Records provided:
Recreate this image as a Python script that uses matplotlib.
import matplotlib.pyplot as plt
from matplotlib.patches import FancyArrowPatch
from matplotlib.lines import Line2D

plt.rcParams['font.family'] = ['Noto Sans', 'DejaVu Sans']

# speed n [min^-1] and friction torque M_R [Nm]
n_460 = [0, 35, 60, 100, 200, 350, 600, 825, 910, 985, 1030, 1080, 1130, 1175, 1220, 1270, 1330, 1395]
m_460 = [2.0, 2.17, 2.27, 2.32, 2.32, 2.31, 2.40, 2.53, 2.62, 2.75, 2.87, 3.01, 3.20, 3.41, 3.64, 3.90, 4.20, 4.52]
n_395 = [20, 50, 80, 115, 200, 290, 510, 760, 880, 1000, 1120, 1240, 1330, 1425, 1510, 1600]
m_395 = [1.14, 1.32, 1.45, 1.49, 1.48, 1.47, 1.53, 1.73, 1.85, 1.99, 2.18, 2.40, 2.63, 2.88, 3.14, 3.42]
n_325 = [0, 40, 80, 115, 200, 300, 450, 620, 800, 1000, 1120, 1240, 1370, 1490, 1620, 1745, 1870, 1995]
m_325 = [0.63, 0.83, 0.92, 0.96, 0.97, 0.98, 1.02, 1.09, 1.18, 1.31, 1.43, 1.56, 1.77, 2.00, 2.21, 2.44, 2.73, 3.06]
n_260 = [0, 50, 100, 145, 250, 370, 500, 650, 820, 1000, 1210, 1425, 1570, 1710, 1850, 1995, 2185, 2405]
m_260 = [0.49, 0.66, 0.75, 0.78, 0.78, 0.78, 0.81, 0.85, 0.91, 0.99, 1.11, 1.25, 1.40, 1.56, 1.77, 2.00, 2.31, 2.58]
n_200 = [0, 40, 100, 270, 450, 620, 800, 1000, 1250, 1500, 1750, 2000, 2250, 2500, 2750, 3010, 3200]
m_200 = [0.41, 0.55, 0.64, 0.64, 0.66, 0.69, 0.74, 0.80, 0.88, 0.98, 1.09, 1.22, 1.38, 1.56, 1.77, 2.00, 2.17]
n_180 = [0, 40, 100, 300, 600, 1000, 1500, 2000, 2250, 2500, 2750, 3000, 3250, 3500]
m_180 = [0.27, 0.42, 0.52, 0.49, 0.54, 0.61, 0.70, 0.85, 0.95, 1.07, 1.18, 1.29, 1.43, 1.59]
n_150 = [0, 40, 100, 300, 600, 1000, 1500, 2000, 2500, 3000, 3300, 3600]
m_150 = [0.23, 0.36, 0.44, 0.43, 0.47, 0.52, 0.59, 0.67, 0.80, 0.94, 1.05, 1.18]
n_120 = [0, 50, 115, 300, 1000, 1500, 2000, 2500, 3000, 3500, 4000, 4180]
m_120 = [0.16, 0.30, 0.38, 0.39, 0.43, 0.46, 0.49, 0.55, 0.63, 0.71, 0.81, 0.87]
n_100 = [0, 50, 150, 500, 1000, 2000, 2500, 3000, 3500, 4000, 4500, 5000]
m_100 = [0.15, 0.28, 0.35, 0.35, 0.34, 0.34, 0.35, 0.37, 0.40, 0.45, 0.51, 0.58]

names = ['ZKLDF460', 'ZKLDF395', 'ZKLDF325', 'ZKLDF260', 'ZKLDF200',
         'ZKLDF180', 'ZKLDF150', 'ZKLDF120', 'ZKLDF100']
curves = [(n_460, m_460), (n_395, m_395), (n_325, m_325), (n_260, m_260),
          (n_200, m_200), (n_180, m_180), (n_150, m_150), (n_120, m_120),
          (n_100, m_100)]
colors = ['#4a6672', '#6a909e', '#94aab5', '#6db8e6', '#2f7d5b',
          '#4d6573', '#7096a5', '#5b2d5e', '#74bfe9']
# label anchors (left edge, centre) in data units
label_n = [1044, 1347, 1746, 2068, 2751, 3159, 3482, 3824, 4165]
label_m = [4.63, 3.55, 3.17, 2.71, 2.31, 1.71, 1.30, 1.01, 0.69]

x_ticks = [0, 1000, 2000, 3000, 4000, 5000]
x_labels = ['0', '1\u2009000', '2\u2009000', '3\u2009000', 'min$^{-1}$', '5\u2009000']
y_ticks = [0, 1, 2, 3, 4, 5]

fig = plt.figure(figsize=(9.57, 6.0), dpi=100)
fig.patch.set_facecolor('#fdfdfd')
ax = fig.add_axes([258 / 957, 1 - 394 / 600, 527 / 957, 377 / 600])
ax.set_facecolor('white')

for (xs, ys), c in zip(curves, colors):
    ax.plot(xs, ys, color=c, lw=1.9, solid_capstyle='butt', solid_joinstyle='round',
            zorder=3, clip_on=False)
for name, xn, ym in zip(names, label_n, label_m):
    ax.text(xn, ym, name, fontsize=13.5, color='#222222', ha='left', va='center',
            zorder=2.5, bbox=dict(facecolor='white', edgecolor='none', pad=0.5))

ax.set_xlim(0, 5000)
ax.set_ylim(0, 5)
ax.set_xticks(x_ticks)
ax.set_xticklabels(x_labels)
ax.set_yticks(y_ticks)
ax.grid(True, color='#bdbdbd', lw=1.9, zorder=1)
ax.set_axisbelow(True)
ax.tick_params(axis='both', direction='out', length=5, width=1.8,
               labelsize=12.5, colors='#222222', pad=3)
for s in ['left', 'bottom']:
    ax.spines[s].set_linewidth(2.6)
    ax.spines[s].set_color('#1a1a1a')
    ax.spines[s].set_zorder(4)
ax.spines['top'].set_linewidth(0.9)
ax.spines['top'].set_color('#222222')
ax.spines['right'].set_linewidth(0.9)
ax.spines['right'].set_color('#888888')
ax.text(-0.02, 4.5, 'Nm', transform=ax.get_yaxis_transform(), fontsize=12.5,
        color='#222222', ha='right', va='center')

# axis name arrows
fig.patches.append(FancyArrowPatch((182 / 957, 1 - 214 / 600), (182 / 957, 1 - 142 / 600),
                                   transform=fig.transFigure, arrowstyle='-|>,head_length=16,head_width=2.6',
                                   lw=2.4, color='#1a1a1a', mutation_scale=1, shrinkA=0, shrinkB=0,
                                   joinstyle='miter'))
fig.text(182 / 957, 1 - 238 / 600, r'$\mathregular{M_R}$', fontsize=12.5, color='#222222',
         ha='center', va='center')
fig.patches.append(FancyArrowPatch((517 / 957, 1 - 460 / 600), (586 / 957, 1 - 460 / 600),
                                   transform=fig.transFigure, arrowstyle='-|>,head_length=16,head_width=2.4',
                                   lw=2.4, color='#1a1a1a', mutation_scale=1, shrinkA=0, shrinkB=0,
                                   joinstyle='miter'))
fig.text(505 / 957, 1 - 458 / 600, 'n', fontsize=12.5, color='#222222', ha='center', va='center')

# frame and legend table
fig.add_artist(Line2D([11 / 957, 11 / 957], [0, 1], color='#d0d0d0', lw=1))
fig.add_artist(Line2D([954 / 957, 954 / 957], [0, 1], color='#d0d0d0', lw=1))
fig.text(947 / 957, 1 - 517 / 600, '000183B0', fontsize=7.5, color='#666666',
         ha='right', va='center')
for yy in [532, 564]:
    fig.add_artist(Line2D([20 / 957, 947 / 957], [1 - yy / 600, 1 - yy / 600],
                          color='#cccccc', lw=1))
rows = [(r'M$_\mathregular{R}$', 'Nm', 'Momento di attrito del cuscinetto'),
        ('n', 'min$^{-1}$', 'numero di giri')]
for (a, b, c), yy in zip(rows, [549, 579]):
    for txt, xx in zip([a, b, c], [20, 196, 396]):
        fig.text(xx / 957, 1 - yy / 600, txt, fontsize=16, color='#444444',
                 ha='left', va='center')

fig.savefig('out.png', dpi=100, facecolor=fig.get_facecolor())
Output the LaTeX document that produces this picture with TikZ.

Written instruction: What is needed is an exact copy of the lines from the start of the listing through the line where "plt.rcParams['font.family'] = ['Noto" sits, please, both end lines included and nothing more.

Task output:
Recreate this image as a Python script that uses matplotlib.
import matplotlib.pyplot as plt
from matplotlib.patches import FancyArrowPatch
from matplotlib.lines import Line2D

plt.rcParams['font.family'] = ['Noto Sans', 'DejaVu Sans']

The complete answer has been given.